The city is moving ahead with a plan to staff new detention centers for teens formerly housed at Rikers Island with corrections officers — drawing the ire of their unions and prison reform groups.
A trio of corrections unions is poised to file suit against the city, arguing that their members aren’t trained to handle youthful offenders.
“Teachers are not police officers, and uniformed members of the correction service are simply not the right fit for those youth in the custody of” the Administration for Children’s Services, the unions say in court papers expected to be filed in Queens Supreme Court on Tuesday.
“Indeed, there already are members of the city workforce whose job it is to care for and have custody and control of this population in the juvenile justice system.”
Jail reform groups, in a rare display of unity with the correction officers, cheered the planned suit.
“If what you do is transplant the culture of Rikers Island to the facilities where we’re moving the juveniles, you’re basically negating the reason for that move,” said JoAnne Page, president of the Fortune Society.

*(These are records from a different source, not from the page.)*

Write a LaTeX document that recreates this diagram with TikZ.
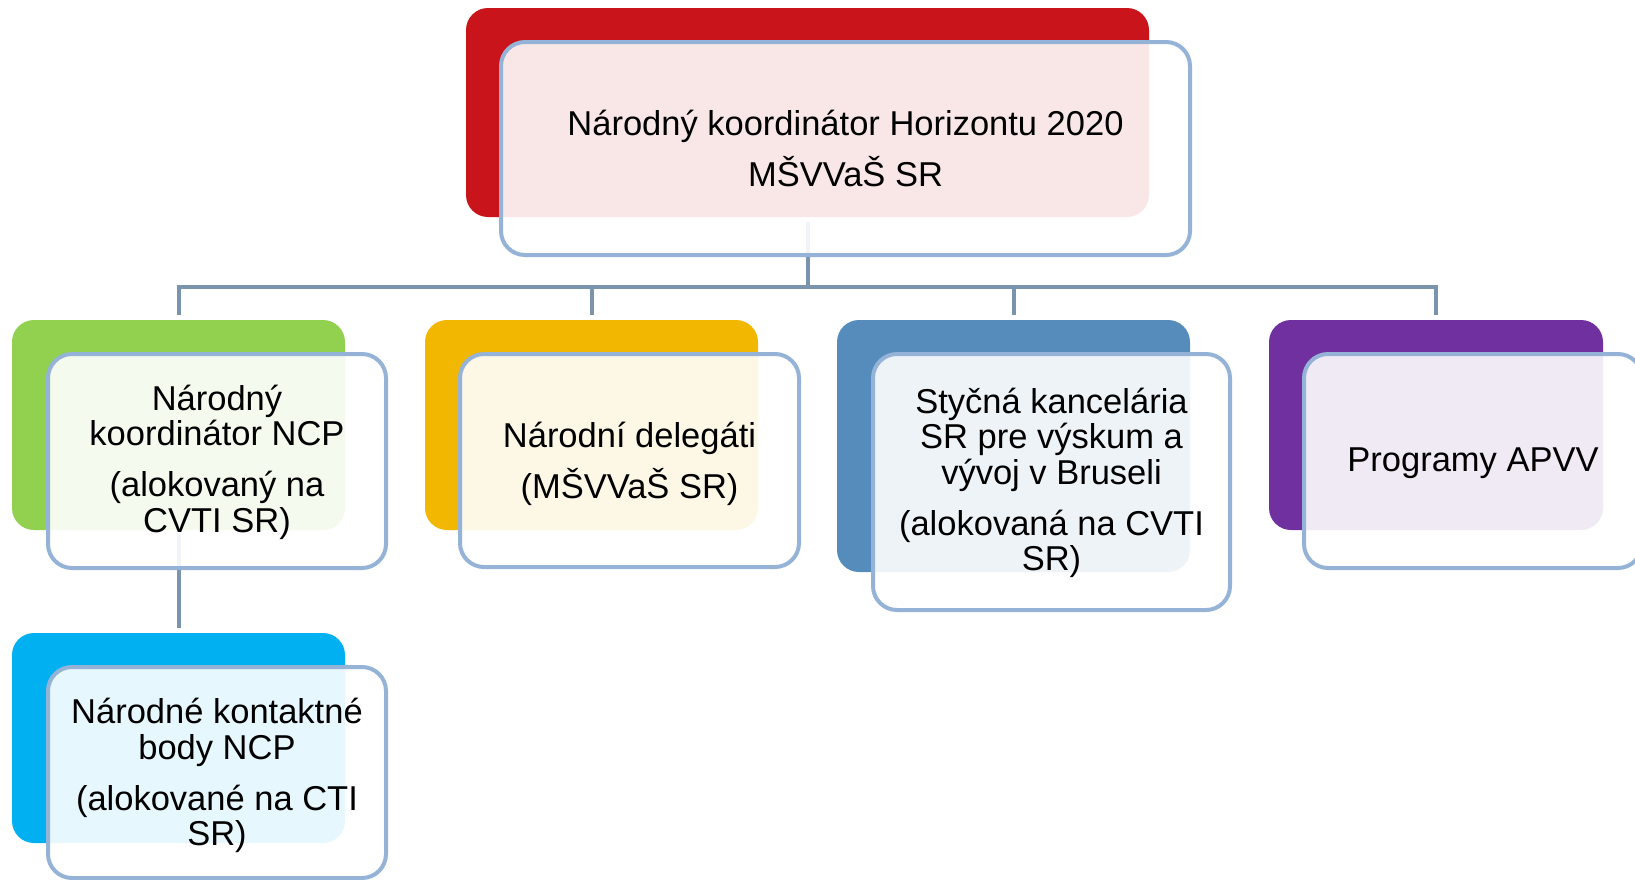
\documentclass[tikz,border=0pt]{standalone}
\usepackage{fontspec}
\setmainfont{Liberation Sans}
\definecolor{cred}{HTML}{C8141A}
\definecolor{cgreen}{HTML}{92D050}
\definecolor{cyellow}{HTML}{F2B700}
\definecolor{csteel}{HTML}{558CBC}
\definecolor{cpurple}{HTML}{7030A0}
\definecolor{ccyan}{HTML}{00B0F0}
\definecolor{cborder}{HTML}{95B3D7}
\definecolor{cconn}{HTML}{7A94AE}
\begin{document}
\begin{tikzpicture}[x=1pt,y=-1pt,
  back/.style={rectangle, rounded corners=22pt, inner sep=0pt, outer sep=0pt, anchor=north west, draw=none},
  front/.style={rectangle, rounded corners=24pt, inner sep=0pt, outer sep=0pt, anchor=north west,
    draw=cborder, line width=4pt, fill=white, fill opacity=0.9, draw opacity=1, text opacity=1,
    align=center, font=\fontsize{34.5}{35.5}\selectfont},
  conn/.style={draw=cconn, line width=4pt, shorten <=5pt, shorten >=5pt},
  lbl/.style={align=center, inner sep=0pt, font=\fontsize{34.5}{35.5}\selectfont}
]
\useasboundingbox (0,0) rectangle (1635,879);
\clip (0,0) rectangle (1635,879);
\fill[white] (0,0) rectangle (1635,879);

% back boxes
\node[back, fill=cred, minimum width=683pt, minimum height=209pt] (topback) at (466,8) {};
\node[back, fill=cgreen, minimum width=333pt, minimum height=210pt] (greenback) at (12,320) {};
\node[back, fill=cyellow, minimum width=333pt, minimum height=210pt] (yellowback) at (425,320) {};
\node[back, fill=csteel, minimum width=353pt, minimum height=252pt] (steelback) at (837,320) {};
\node[back, fill=cpurple, minimum width=334pt, minimum height=210pt] (purpleback) at (1269,320) {};
\node[back, fill=ccyan, minimum width=333pt, minimum height=210pt] (cyanback) at (12,633) {};

% connectors
\coordinate (bus) at (807.5,286.5);
\draw[conn, shorten >=0pt] (topback.south) -- (bus);
\draw[conn, shorten <=0pt, line join=miter] (bus) -| (greenback.north);
\draw[conn, shorten <=0pt, line join=miter] (bus) -| (yellowback.north);
\draw[conn, shorten <=0pt, line join=miter] (bus) -| (steelback.north);
\draw[conn, shorten <=0pt, line join=miter] (bus) -| (purpleback.north);
\draw[conn] (greenback.south) -- (cyanback.north);

% front boxes
\node[front, minimum width=689pt, minimum height=213pt] (topfront) at (501,42) {};
\node[front, minimum width=338pt, minimum height=214pt] (greenfront) at (48,354) {};
\node[front, minimum width=339pt, minimum height=213pt] (yellowfront) at (460,354) {};
\node[front, minimum width=357pt, minimum height=256pt] (steelfront) at (873,354) {};
\node[front, minimum width=338pt, minimum height=214pt] (purplefront) at (1304,354) {};
\node[front, minimum width=338pt, minimum height=211pt] (cyanfront) at (48,667) {};

% labels
\node[lbl] (toptext) at (topfront.center) {Národný koordinátor Horizontu 2020\\[12.5pt]MŠVVaŠ SR};
\node[lbl] (greentext) at ([yshift=-1pt]greenfront.center) {Národný\\koordinátor NCP\\[15.5pt](alokovaný na\\CVTI SR)};
\node[lbl] (yellowtext) at ([yshift=-3pt]yellowfront.center) {Národní delegáti\\[12.5pt](MŠVVaŠ SR)};
\node[lbl] (steeltext) at ([yshift=-1pt]steelfront.center) {Styčná kancelária\\SR pre výskum a\\vývoj v Bruseli\\[15.5pt](alokovaná na CVTI\\SR)};
\node[lbl] (purpletext) at ([yshift=-2pt]purplefront.center) {Programy APVV};
\node[lbl] (cyantext) at ([yshift=-3pt]cyanfront.center) {Národné kontaktné\\body NCP\\[15.5pt](alokované na CTI\\SR)};
\end{tikzpicture}
\end{document}
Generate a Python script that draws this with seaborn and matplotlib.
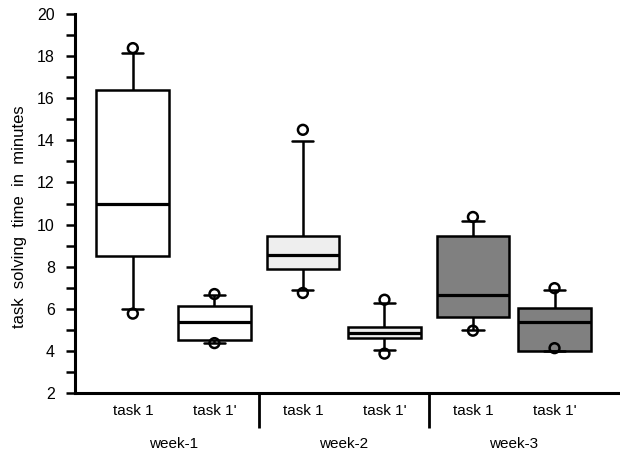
import matplotlib
matplotlib.use("Agg")
import matplotlib.pyplot as plt
import matplotlib.transforms as mtransforms
import numpy as np
import pandas as pd
import seaborn as sns

# box statistics, order: week-1 (task 1, task 1'), week-2 (...), week-3 (...)
weeks = ["week-1", "week-2", "week-3"]
tasks = ["task 1", "task 1'"]
week_colors = ["#ffffff", "#eeeeee", "#808080"]
whisker_low = [6.0, 4.38, 6.90, 4.03, 4.98, 4.0]
q1 = [8.52, 4.50, 7.90, 4.62, 5.63, 4.0]
median = [10.96, 5.39, 8.55, 4.86, 6.65, 5.39]
q3 = [16.40, 6.15, 9.44, 5.15, 9.44, 6.02]
whisker_high = [18.15, 6.64, 13.98, 6.28, 10.19, 6.90]
circle_low = [5.77, 4.37, 6.75, 3.87, 4.96, 4.13]
circle_high = [18.38, 6.70, 14.50, 6.43, 10.36, 6.98]

sns.set_style("white")
plt.rcParams["font.family"] = ["Liberation Sans", "DejaVu Sans"]
plt.rcParams.update({"text.color": "black", "axes.labelcolor": "black",
                     "xtick.color": "black", "ytick.color": "black"})

task_offset = 0.24
week_idx = np.repeat(np.arange(len(weeks)), len(tasks))
pos = week_idx + np.tile([-task_offset, task_offset], len(weeks))
week_of_box = [weeks[i] for i in week_idx]
task_of_box = tasks * len(weeks)

# five values per box -> quartiles land exactly on q1/median/q3, whis=(0, 100) spans min..max
rows = []
for k in range(len(pos)):
    for v in (whisker_low[k], q1[k], median[k], q3[k], whisker_high[k]):
        rows.append({"pos": pos[k], "week": week_of_box[k], "time": v})
df = pd.DataFrame(rows)

circles = pd.DataFrame({
    "pos": np.concatenate([pos, pos]),
    "time": circle_low + circle_high,
})

fig = plt.figure(figsize=(6.2, 4.54), dpi=100)
ax = fig.add_axes([75 / 620, 61 / 454, 545 / 620, 379 / 454])

sns.boxplot(
    data=df, x="pos", y="time", hue="week", hue_order=weeks,
    palette=dict(zip(weeks, week_colors)), native_scale=True, dodge=False,
    orient="x", width=0.89, whis=(0, 100), linecolor="black", linewidth=1.8,
    medianprops={"linewidth": 2.3}, capwidths=0.125, legend=False, ax=ax,
)
sns.scatterplot(
    data=circles, x="pos", y="time", marker="o", s=50, color="black",
    linewidth=1.8, zorder=5, legend=False, ax=ax,
)
ax.collections[-1].set_facecolor("none")
ax.collections[-1].set_edgecolor("black")

ax.set_xlim(-0.58, 2.625)
ax.set_ylim(2, 20)
ax.set_yticks(np.arange(2, 21, 2))
ax.set_yticks(np.arange(3, 20, 2), minor=True)
ax.set_xticks(pos, task_of_box)
ax.tick_params(axis="x", length=0, pad=8, labelsize=11)
ax.tick_params(axis="y", which="both", direction="out", length=6.5, width=1.8,
               left=True, pad=8, labelsize=11.5)
ax.set_xlabel("")
ax.set_ylabel("task  solving  time  in  minutes", fontsize=12)
ax.yaxis.set_label_coords(-0.088, 0.465)

for side in ("top", "right"):
    ax.spines[side].set_visible(False)
for side in ("left", "bottom"):
    ax.spines[side].set_linewidth(2.2)
    ax.spines[side].set_color("black")

trans = mtransforms.blended_transform_factory(ax.transData, ax.transAxes)
for sep in (0.5, 1.5):
    ax.plot([sep, sep], [0, -0.093], transform=trans, color="black",
            lw=2.0, clip_on=False, solid_capstyle="butt")
for i, w in enumerate(weeks):
    ax.text(i, -0.134, w, transform=trans, ha="center", va="center", fontsize=11)

fig.savefig("out.png", dpi=100)
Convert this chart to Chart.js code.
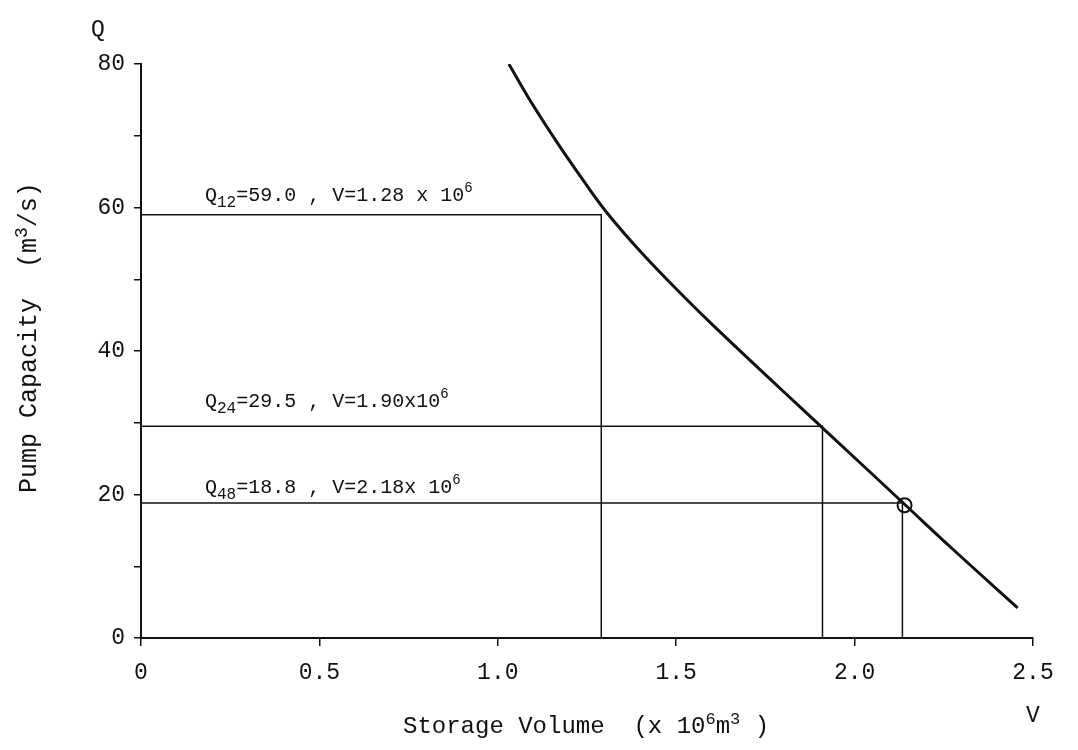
<!DOCTYPE html>
<html>
<head>
<meta charset="utf-8">
<script src="https://cdn.jsdelivr.net/npm/chart.js@4/dist/chart.umd.min.js"></script>
<style>
  html, body { margin: 0; padding: 0; background: #fff; }
  canvas { display: block; }
</style>
</head>
<body>
<canvas id="c" width="1078" height="750"></canvas>
<script>
// ---- data ----
const curveV = [1.031, 1.092, 1.167, 1.242, 1.307, 1.401, 1.517, 1.605, 1.793, 1.925, 2.143, 2.277, 2.457];
const curveQ = [80.0, 74.8, 69.0, 63.6, 59.2, 53.8, 47.8, 43.5, 34.7, 28.6, 18.5, 12.3, 4.2];

const guideQ = [59.0, 29.5, 18.8];          // horizontal guide levels
const guideV = [1.29, 1.91, 2.134];         // vertical guide positions (as drawn)
const guideSub = ['12', '24', '48'];
const guideText = ['=59.0 , V=1.28 x 10', '=29.5 , V=1.90x10', '=18.8 , V=2.18x 10'];

const markV = [2.14];
const markQ = [18.5];

const xTicks = [0, 0.5, 1.0, 1.5, 2.0, 2.5];
const yTicks = [0, 20, 40, 60, 80];

const FONT = "'Liberation Mono', 'DejaVu Sans Mono', monospace";
const INK = '#111';

const datasets = [];
datasets.push({
  label: 'curve',
  data: curveV.map((v, i) => ({ x: v, y: curveQ[i] })),
  showLine: true,
  borderColor: INK,
  borderWidth: 3,
  pointRadius: 0,
  tension: 0.4,
  fill: false
});
guideQ.forEach((q, i) => {
  datasets.push({
    label: 'guide' + i,
    data: [{ x: 0, y: q }, { x: guideV[i], y: q }, { x: guideV[i], y: 0 }],
    showLine: true,
    borderColor: INK,
    borderWidth: 1.5,
    pointRadius: 0,
    tension: 0,
    fill: false
  });
});
datasets.push({
  label: 'mark',
  data: markV.map((v, i) => ({ x: v, y: markQ[i] })),
  showLine: false,
  pointRadius: 7,
  pointBorderWidth: 2,
  pointBorderColor: INK,
  pointBackgroundColor: 'rgba(0,0,0,0)'
});

function drawRich(ctx, x, y, segs, size) {
  let cx = x;
  segs.forEach(([t, mode]) => {
    let fs = size, dy = 0;
    if (mode === 'sub') { fs = Math.round(size * 0.8); dy = 6; }
    if (mode === 'sup') { fs = Math.round(size * 0.72); dy = -9; }
    ctx.font = fs + 'px ' + FONT;
    ctx.fillText(t, cx, y + dy);
    cx += ctx.measureText(t).width;
  });
  return cx - x;
}

const textPlugin = {
  id: 'texts',
  afterDraw(chart) {
    const ctx = chart.ctx;
    const xs = chart.scales.x, ys = chart.scales.y;
    ctx.save();
    ctx.fillStyle = INK;
    ctx.textBaseline = 'alphabetic';
    ctx.textAlign = 'left';
    // annotations
    const offs = [14, 19, 10];
    guideQ.forEach((q, i) => {
      const px = xs.getPixelForValue(0) + 64;
      const py = ys.getPixelForValue(q) - offs[i];
      drawRich(ctx, px, py, [['Q', 'n'], [guideSub[i], 'sub'], [guideText[i], 'n'], ['6', 'sup']], 20);
    });
    // axis end labels
    ctx.font = '23px ' + FONT;
    ctx.textAlign = 'center';
    ctx.fillText('Q', 98, 36);
    ctx.fillText('V', xs.getPixelForValue(2.5), 722);
    ctx.textAlign = 'left';
    // x title
    drawRich(ctx, 403, 733, [['Storage Volume  (x 10', 'n'], ['6', 'sup'], ['m', 'n'], ['3', 'sup'], [' )', 'n']], 24);
    // y title
    ctx.translate(36, 493);
    ctx.rotate(-Math.PI / 2);
    drawRich(ctx, 0, 0, [['Pump Capacity  (m', 'n'], ['3', 'sup'], ['/s)', 'n']], 25);
    ctx.restore();
  }
};

new Chart(document.getElementById('c'), {
  type: 'scatter',
  data: { datasets },
  options: {
    responsive: false,
    devicePixelRatio: 1,
    animation: false,
    layout: { padding: { left: 0, top: 64, right: 45, bottom: 0 } },
    plugins: { legend: { display: false }, tooltip: { enabled: false } },
    scales: {
      x: {
        type: 'linear',
        min: 0, max: 2.5,
        afterFit(s) { s.height = 112; },
        afterBuildTicks(s) { s.ticks = xTicks.map(v => ({ value: v })); },
        ticks: {
          color: INK,
          font: { family: FONT, size: 23 },
          padding: 13,
          autoSkip: false,
          maxRotation: 0,
          callback: v => (v === 0 ? '0' : v.toFixed(1))
        },
        grid: { drawOnChartArea: false, drawTicks: true, tickLength: 8, color: INK, lineWidth: 1.5 },
        border: { display: true, color: INK, width: 2 }
      },
      y: {
        type: 'linear',
        min: 0, max: 80,
        afterFit(s) { s.width = 141; },
        ticks: {
          stepSize: 10,
          color: INK,
          font: { family: FONT, size: 23 },
          padding: 9,
          autoSkip: false,
          callback: v => (yTicks.includes(v) ? String(v) : '')
        },
        grid: { drawOnChartArea: false, drawTicks: true, tickLength: 7, color: INK, lineWidth: 1.5 },
        border: { display: true, color: INK, width: 2 }
      }
    }
  },
  plugins: [textPlugin]
});
</script>
</body>
</html>
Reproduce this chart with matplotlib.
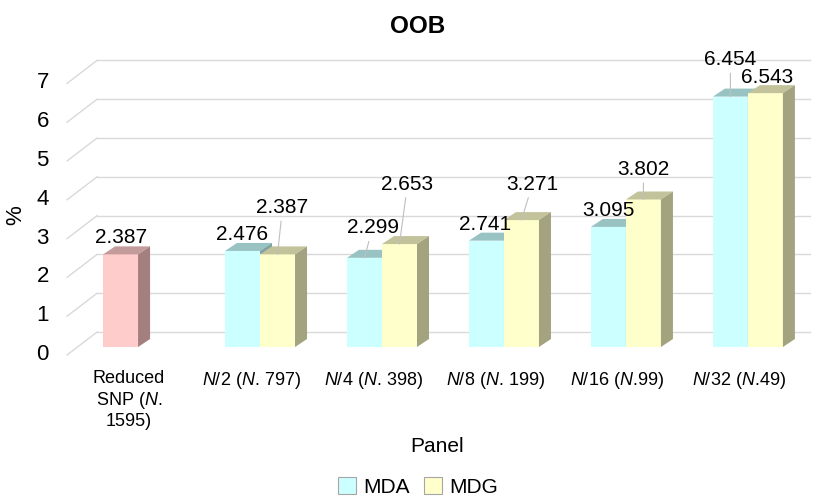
import numpy as np
import matplotlib
matplotlib.use('Agg')
import matplotlib.pyplot as plt
from matplotlib.patches import Polygon, Patch
from matplotlib.transforms import ScaledTranslation

plt.rcParams['font.family'] = ['Liberation Sans', 'DejaVu Sans']
plt.rcParams['mathtext.fontset'] = 'custom'
plt.rcParams['mathtext.rm'] = 'Liberation Sans'
plt.rcParams['mathtext.it'] = 'Liberation Sans:italic'

# data
categories = ['Reduced\nSNP ($N$.\n1595)', '$N$/2 ($N$. 797)', '$N$/4 ($N$. 398)',
              '$N$/8 ($N$. 199)', '$N$/16 ($N$.99)', '$N$/32 ($N$.49)']
reduced_snp = 2.387
mda = [2.476, 2.299, 2.741, 3.095, 6.454]
mdg = [2.387, 2.653, 3.271, 3.802, 6.543]
y_ticks = [0, 1, 2, 3, 4, 5, 6, 7]

# label offsets (pixels right / up from bar top), some labels were dragged in the original
snp_off = (1, 17)
mda_off = [(0, 16), (8, 30), (-1, 16), (0, 16), (0, 37)]
mdg_off = [(5, 47), (8, 60), (11, 36), (0, 30), (2, 16)]

W, H = 825, 498
fig = plt.figure(figsize=(W / 100, H / 100), dpi=100)
L, R, T, B = 60, 815, 55, 360
ax = fig.add_axes([L / W, 1 - B / H, (R - L) / W, (B - T) / H])
xlim = (-0.64, 5.55)
ylim = (-0.335, 7.526)
ax.set_xlim(*xlim)
ax.set_ylim(*ylim)
px_x = (R - L) / (xlim[1] - xlim[0])
px_y = (B - T) / (ylim[1] - ylim[0])

x = np.arange(len(categories))
w = 35 / px_x
ddx, ddy = 12 / px_x, 8 / px_y

# back wall grid + left wall diagonals
grid_c = '#D9D9D9'
wall_l = x[0] - 41 / px_x
wall_r = x[-1] + 62 / px_x
front_l = x[0] - 71 / px_x
for v in y_ticks:
    yb = v + 15 / px_y
    ax.plot([wall_l, wall_r], [yb, yb], color=grid_c, lw=1, zorder=0)
    ax.plot([front_l, wall_l], [v - 8 / px_y, yb], color=grid_c, lw=1, zorder=0)


def faces(x0s, hs, top, side, z):
    for x0, h in zip(x0s, hs):
        ax.add_patch(Polygon([(x0, h), (x0 + w, h), (x0 + w + ddx, h + ddy), (x0 + ddx, h + ddy)],
                             closed=True, fc=top, lw=0, zorder=z))
        ax.add_patch(Polygon([(x0 + w, 0), (x0 + w, h), (x0 + w + ddx, h + ddy), (x0 + w + ddx, ddy)],
                             closed=True, fc=side, lw=0, zorder=z))


# reduced SNP bar
ax.bar([x[0] - w], [reduced_snp], width=w, align='edge', color='#FFCCCC', lw=0, zorder=2)
faces([x[0] - w], [reduced_snp], '#C49B9B', '#A47F7F', 2)

for i in range(len(mda)):
    z = 3 + 2 * i
    ax.bar([x[i + 1] - w], [mda[i]], width=w, align='edge', color='#CCFFFF', lw=0, zorder=z)
    faces([x[i + 1] - w], [mda[i]], '#99C3C3', '#7FA3A3', z)
    ax.bar([x[i + 1]], [mdg[i]], width=w, align='edge', color='#FFFFCC', lw=0, zorder=z + 1)
    faces([x[i + 1]], [mdg[i]], '#C3C39B', '#A3A380', z + 1)


def label(xc, h, off):
    dx, dy = off
    lead = dict(arrowstyle='-', color='#BFBFBF', lw=0.8, shrinkA=1, shrinkB=0) if dy > 22 else None
    ax.annotate(f'{h:.3f}', xy=(xc, h), xytext=(dx * 0.72, dy * 0.72), textcoords='offset points',
                ha='center', va='center', fontsize=15, zorder=30, arrowprops=lead)


label(x[0] - w / 2, reduced_snp, snp_off)
for i in range(len(mda)):
    label(x[i + 1] - w / 2, mda[i], mda_off[i])
    label(x[i + 1] + w / 2, mdg[i], mdg_off[i])

for s in ax.spines.values():
    s.set_visible(False)
ax.set_yticks(y_ticks)
ax.tick_params(axis='y', length=0, pad=8, labelsize=16)
for lab in ax.get_yticklabels():
    lab.set_transform(lab.get_transform() + ScaledTranslation(0, -5 / 100, fig.dpi_scale_trans))
ax.set_xticks(x, categories)
ax.tick_params(axis='x', length=0, pad=7, labelsize=13)
for lab in ax.get_xticklabels():
    lab.set_transform(lab.get_transform() + ScaledTranslation(-9 / 100, 0, fig.dpi_scale_trans))

ax.set_xlabel('Panel', fontsize=15, labelpad=5)
ax.set_ylabel('%', fontsize=16)
ax.yaxis.set_label_coords((26 - L) / (R - L), (B - 215) / (B - T))
ax.set_title('OOB', fontsize=17.5, fontweight='bold', x=(418 - L) / (R - L), pad=16)

handles = [Patch(fc='#CCFFFF', ec='#A6A6A6', lw=0.8, label='MDA'),
           Patch(fc='#FFFFCC', ec='#A6A6A6', lw=0.8, label='MDG')]
fig.legend(handles=handles, loc='center', bbox_to_anchor=(418 / W, 1 - 487 / H), ncol=2,
           frameon=False, fontsize=15, handlelength=0.87, handleheight=0.87,
           handletextpad=0.35, columnspacing=0.7, borderpad=0)

fig.savefig('out.png', dpi=100)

The city, responding to state legislation passed last year, is mandated to move the teens off Rikers by October.
The dramatic policy shift is designed to place the youth in a less restrictive environment free of older, violent criminals.
But the three unions — the Correction Officers’ Benevolent Association, Correction Captains Association and the Deputy Wardens Association — argue that they shouldn’t be used to staff a facility run by a city agency other than the Correction Department.
Doing so “violates numerous laws and regulations, and is tantamount to stealing the jobs of fellow municipal workers,” says the suit, which seeks a preliminary injunction against the city.
“Simply put, the mayor’s (raise the age law) staffing program is union busting.”
Correction Officers’ Benevolent Association President Elias Husamudeen said he was stunned to learn that the city would select his members for the job after Mayor de Blasio himself railed against the culture at Rikers.
“There’s hypocrisy here,” said Husamudeen. “Four years ago, they said we had the fight club. They said we were abusing the 16, 17 year olds. Now we’re here four years later and we’re hearing things like we’re the best equipped, we’re the best qualified.”
“You can’t have it both ways,” he added.
With the deadline to move the young inmates fast approaching, the city has acknowledged that it still faces hurdles in opening the planned detention centers in Brownsville, Brooklyn, and the Mott Haven section of the Bronx.